▶
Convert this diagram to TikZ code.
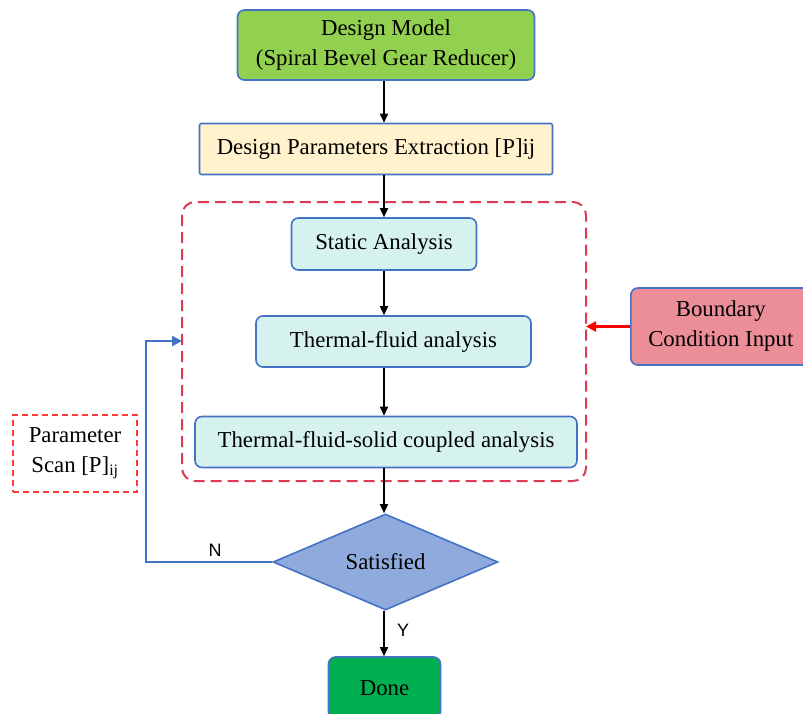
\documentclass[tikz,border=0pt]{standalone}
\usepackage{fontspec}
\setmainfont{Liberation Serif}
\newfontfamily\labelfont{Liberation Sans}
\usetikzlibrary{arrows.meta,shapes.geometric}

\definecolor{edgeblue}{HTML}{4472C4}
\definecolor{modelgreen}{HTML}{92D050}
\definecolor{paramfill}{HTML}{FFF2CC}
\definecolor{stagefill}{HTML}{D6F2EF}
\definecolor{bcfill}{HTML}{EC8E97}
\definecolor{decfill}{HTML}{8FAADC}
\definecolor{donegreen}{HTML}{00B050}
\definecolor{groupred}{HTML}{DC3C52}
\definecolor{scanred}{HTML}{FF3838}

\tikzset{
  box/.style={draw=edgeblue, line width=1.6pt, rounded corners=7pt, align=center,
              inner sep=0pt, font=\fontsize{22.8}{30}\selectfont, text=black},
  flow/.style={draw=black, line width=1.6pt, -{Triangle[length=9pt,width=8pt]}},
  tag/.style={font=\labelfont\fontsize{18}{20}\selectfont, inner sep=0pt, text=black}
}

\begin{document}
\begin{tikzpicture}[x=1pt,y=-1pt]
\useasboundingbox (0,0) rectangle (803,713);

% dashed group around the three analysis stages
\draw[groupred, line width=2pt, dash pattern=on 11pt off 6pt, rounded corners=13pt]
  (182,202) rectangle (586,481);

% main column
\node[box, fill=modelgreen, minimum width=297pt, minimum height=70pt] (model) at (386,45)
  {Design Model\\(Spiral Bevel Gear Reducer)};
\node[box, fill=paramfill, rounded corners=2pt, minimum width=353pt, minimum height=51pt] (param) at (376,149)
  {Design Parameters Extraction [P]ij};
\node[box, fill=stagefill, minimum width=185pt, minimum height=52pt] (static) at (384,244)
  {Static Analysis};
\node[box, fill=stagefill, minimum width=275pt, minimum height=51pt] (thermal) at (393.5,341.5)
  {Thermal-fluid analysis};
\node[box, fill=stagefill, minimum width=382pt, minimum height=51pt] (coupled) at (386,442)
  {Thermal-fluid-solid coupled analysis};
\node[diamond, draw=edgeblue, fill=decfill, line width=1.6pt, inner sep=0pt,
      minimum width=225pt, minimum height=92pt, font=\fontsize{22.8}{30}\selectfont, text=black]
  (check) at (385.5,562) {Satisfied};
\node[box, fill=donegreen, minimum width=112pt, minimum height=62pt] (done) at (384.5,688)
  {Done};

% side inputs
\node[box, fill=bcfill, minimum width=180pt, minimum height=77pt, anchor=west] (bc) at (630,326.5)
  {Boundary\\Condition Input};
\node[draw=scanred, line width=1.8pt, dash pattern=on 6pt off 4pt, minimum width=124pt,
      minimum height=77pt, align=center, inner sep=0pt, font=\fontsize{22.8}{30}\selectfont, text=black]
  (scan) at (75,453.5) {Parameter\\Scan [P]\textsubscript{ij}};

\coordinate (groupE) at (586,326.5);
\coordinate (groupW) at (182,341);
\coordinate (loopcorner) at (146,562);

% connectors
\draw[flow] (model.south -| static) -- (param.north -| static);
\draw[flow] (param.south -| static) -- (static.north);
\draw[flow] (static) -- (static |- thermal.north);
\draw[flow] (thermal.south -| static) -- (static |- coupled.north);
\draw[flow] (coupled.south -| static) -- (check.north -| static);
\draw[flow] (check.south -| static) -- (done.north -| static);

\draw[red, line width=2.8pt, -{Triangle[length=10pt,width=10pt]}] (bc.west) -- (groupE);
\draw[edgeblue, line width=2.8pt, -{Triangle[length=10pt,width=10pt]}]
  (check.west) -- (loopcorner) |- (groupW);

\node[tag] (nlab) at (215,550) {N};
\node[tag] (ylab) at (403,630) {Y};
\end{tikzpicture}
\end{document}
◀
YOUR TASK: Reproduce the data verbatim. Do not carry any picture into the copy.

CORRECT OUTPUT:
Convert this diagram to TikZ code.
\documentclass[tikz,border=0pt]{standalone}
\usepackage{fontspec}
\setmainfont{Liberation Serif}
\newfontfamily\labelfont{Liberation Sans}
\usetikzlibrary{arrows.meta,shapes.geometric}

\definecolor{edgeblue}{HTML}{4472C4}
\definecolor{modelgreen}{HTML}{92D050}
\definecolor{paramfill}{HTML}{FFF2CC}
\definecolor{stagefill}{HTML}{D6F2EF}
\definecolor{bcfill}{HTML}{EC8E97}
\definecolor{decfill}{HTML}{8FAADC}
\definecolor{donegreen}{HTML}{00B050}
\definecolor{groupred}{HTML}{DC3C52}
\definecolor{scanred}{HTML}{FF3838}

\tikzset{
  box/.style={draw=edgeblue, line width=1.6pt, rounded corners=7pt, align=center,
              inner sep=0pt, font=\fontsize{22.8}{30}\selectfont, text=black},
  flow/.style={draw=black, line width=1.6pt, -{Triangle[length=9pt,width=8pt]}},
  tag/.style={font=\labelfont\fontsize{18}{20}\selectfont, inner sep=0pt, text=black}
}

\begin{document}
\begin{tikzpicture}[x=1pt,y=-1pt]
\useasboundingbox (0,0) rectangle (803,713);

% dashed group around the three analysis stages
\draw[groupred, line width=2pt, dash pattern=on 11pt off 6pt, rounded corners=13pt]
  (182,202) rectangle (586,481);

% main column
\node[box, fill=modelgreen, minimum width=297pt, minimum height=70pt] (model) at (386,45)
  {Design Model\\(Spiral Bevel Gear Reducer)};
\node[box, fill=paramfill, rounded corners=2pt, minimum width=353pt, minimum height=51pt] (param) at (376,149)
  {Design Parameters Extraction [P]ij};
\node[box, fill=stagefill, minimum width=185pt, minimum height=52pt] (static) at (384,244)
  {Static Analysis};
\node[box, fill=stagefill, minimum width=275pt, minimum height=51pt] (thermal) at (393.5,341.5)
  {Thermal-fluid analysis};
\node[box, fill=stagefill, minimum width=382pt, minimum height=51pt] (coupled) at (386,442)
  {Thermal-fluid-solid coupled analysis};
\node[diamond, draw=edgeblue, fill=decfill, line width=1.6pt, inner sep=0pt,
      minimum width=225pt, minimum height=92pt, font=\fontsize{22.8}{30}\selectfont, text=black]
  (check) at (385.5,562) {Satisfied};
\node[box, fill=donegreen, minimum width=112pt, minimum height=62pt] (done) at (384.5,688)
  {Done};

% side inputs
\node[box, fill=bcfill, minimum width=180pt, minimum height=77pt, anchor=west] (bc) at (630,326.5)
  {Boundary\\Condition Input};
\node[draw=scanred, line width=1.8pt, dash pattern=on 6pt off 4pt, minimum width=124pt,
      minimum height=77pt, align=center, inner sep=0pt, font=\fontsize{22.8}{30}\selectfont, text=black]
  (scan) at (75,453.5) {Parameter\\Scan [P]\textsubscript{ij}};

\coordinate (groupE) at (586,326.5);
\coordinate (groupW) at (182,341);
\coordinate (loopcorner) at (146,562);

% connectors
\draw[flow] (model.south -| static) -- (param.north -| static);
\draw[flow] (param.south -| static) -- (static.north);
\draw[flow] (static) -- (static |- thermal.north);
\draw[flow] (thermal.south -| static) -- (static |- coupled.north);
\draw[flow] (coupled.south -| static) -- (check.north -| static);
\draw[flow] (check.south -| static) -- (done.north -| static);

\draw[red, line width=2.8pt, -{Triangle[length=10pt,width=10pt]}] (bc.west) -- (groupE);
\draw[edgeblue, line width=2.8pt, -{Triangle[length=10pt,width=10pt]}]
  (check.west) -- (loopcorner) |- (groupW);

\node[tag] (nlab) at (215,550) {N};
\node[tag] (ylab) at (403,630) {Y};
\end{tikzpicture}
\end{document}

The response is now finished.